## Task statement
Start at the line that contains "Reproduce this diagram with TikZ.", stop at the line that contains "(587,3) rectangle (927,225);", and repeat every line in that span, those two included, with no pictures.
**** Exercise materials ****
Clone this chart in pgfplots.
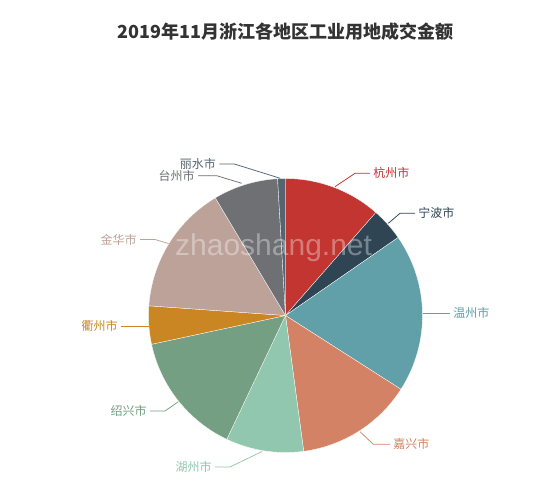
****
**** Exercise materials ****
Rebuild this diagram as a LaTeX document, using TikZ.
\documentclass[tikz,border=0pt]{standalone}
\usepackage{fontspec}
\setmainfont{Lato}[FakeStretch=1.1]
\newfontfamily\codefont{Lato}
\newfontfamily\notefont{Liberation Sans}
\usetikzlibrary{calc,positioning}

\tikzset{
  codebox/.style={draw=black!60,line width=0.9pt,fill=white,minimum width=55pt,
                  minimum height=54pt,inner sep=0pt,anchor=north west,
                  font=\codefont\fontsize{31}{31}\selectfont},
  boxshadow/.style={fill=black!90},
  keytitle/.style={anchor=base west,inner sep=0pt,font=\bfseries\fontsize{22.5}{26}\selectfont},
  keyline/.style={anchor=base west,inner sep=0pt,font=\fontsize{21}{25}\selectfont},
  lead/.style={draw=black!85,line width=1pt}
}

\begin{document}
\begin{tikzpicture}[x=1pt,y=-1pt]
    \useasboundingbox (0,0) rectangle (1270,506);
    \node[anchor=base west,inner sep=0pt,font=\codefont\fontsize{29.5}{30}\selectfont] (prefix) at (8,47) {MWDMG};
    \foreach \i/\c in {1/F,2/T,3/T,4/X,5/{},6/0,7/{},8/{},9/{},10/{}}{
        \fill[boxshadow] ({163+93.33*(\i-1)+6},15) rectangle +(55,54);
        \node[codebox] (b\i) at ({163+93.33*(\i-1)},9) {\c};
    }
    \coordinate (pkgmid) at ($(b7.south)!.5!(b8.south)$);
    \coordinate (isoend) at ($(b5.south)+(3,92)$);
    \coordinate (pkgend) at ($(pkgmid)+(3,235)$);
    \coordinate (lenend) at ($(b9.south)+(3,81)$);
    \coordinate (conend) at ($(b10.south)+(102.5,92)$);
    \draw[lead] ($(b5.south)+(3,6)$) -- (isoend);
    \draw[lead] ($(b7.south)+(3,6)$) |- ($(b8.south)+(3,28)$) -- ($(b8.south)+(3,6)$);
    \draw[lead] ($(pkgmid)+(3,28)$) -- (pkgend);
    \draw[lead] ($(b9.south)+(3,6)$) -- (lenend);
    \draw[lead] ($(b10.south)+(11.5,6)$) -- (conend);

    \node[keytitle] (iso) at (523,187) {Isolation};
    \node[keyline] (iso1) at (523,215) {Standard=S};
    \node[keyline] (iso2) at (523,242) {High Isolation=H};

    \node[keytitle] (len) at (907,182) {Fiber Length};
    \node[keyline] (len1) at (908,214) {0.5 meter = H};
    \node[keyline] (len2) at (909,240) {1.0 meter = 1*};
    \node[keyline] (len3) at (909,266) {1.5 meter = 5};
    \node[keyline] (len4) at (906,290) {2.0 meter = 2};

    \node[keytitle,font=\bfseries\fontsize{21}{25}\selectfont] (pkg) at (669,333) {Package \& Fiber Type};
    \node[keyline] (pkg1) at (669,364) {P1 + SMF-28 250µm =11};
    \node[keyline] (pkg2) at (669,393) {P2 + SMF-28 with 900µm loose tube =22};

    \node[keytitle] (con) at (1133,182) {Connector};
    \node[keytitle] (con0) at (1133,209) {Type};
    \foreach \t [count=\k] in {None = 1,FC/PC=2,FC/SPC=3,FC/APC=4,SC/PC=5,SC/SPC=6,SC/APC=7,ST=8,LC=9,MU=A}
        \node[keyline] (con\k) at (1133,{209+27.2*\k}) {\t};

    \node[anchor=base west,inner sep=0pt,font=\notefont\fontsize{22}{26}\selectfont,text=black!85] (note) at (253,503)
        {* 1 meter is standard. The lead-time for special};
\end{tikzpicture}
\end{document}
****
**** Exercise materials ****
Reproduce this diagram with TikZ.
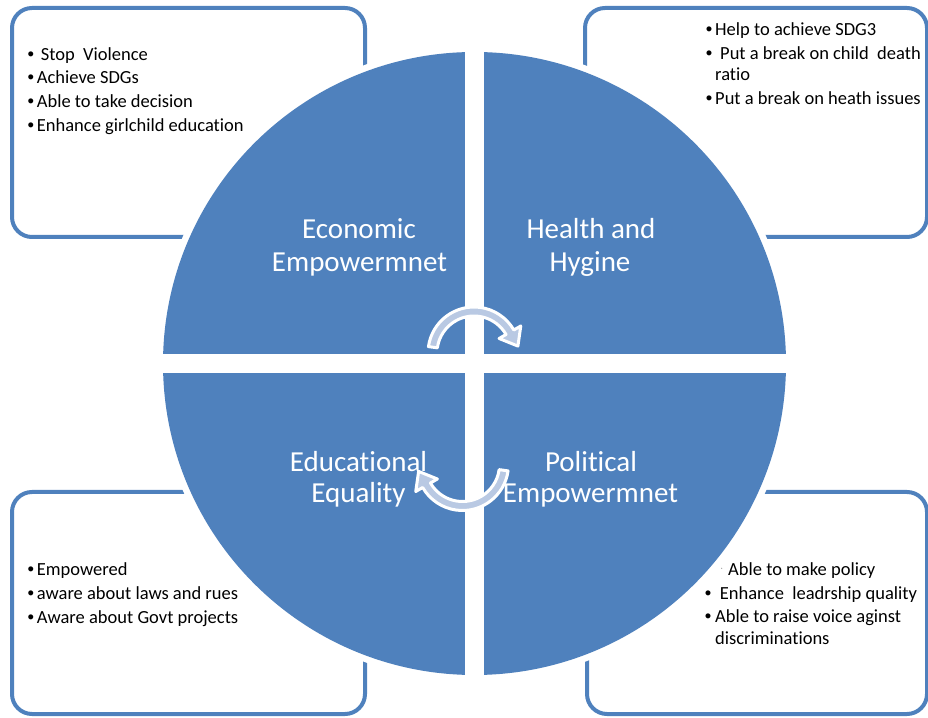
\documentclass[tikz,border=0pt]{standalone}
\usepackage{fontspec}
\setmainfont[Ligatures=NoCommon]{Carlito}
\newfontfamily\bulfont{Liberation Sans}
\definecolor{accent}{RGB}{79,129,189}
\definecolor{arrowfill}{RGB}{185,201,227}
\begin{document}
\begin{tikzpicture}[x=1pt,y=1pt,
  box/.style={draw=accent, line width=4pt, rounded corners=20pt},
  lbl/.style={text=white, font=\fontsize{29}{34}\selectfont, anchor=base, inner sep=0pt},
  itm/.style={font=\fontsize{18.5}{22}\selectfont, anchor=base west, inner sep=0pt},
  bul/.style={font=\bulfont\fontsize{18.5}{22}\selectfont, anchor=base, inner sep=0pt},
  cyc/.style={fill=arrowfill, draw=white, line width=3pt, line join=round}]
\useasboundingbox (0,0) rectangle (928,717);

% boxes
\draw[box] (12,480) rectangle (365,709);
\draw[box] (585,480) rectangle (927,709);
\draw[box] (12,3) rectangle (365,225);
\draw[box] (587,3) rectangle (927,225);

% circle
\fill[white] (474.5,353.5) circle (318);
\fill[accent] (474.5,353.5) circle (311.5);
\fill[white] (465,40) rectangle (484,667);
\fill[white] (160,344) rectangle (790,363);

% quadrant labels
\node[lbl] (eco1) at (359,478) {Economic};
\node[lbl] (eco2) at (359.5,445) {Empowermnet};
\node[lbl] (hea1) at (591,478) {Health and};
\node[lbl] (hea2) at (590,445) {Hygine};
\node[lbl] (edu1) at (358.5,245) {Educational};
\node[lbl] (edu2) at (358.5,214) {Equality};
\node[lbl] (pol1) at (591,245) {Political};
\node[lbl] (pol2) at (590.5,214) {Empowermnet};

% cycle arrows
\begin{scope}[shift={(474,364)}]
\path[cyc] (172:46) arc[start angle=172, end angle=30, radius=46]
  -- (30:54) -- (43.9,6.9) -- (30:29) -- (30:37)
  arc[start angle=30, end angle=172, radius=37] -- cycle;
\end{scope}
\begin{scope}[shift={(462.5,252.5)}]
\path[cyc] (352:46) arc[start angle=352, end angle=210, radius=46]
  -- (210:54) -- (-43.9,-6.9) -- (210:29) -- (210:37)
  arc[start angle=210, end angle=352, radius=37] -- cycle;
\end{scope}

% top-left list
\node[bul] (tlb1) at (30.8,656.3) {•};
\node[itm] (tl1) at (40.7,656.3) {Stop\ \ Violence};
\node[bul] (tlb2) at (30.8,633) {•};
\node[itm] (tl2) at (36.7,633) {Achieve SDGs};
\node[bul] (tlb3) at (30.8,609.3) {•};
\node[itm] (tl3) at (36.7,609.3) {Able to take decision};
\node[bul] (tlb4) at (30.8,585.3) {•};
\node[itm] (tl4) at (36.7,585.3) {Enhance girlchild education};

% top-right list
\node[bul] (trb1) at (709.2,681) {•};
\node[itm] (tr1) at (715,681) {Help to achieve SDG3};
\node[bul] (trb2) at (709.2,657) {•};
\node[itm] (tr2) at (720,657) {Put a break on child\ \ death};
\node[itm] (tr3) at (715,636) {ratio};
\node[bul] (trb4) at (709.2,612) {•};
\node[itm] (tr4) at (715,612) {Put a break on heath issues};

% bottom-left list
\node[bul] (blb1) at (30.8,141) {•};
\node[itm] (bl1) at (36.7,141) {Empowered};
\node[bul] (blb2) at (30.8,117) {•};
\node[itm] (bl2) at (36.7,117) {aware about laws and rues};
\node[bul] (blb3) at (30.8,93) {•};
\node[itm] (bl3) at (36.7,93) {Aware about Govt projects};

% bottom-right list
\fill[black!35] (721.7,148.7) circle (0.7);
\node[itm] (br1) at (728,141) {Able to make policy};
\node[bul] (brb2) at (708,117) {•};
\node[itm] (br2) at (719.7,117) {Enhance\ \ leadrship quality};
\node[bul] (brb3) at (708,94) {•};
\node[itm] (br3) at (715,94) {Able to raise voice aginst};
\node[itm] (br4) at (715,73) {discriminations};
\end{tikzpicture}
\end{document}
****
## Complete response
Reproduce this diagram with TikZ.
\documentclass[tikz,border=0pt]{standalone}
\usepackage{fontspec}
\setmainfont[Ligatures=NoCommon]{Carlito}
\newfontfamily\bulfont{Liberation Sans}
\definecolor{accent}{RGB}{79,129,189}
\definecolor{arrowfill}{RGB}{185,201,227}
\begin{document}
\begin{tikzpicture}[x=1pt,y=1pt,
  box/.style={draw=accent, line width=4pt, rounded corners=20pt},
  lbl/.style={text=white, font=\fontsize{29}{34}\selectfont, anchor=base, inner sep=0pt},
  itm/.style={font=\fontsize{18.5}{22}\selectfont, anchor=base west, inner sep=0pt},
  bul/.style={font=\bulfont\fontsize{18.5}{22}\selectfont, anchor=base, inner sep=0pt},
  cyc/.style={fill=arrowfill, draw=white, line width=3pt, line join=round}]
\useasboundingbox (0,0) rectangle (928,717);

% boxes
\draw[box] (12,480) rectangle (365,709);
\draw[box] (585,480) rectangle (927,709);
\draw[box] (12,3) rectangle (365,225);
\draw[box] (587,3) rectangle (927,225);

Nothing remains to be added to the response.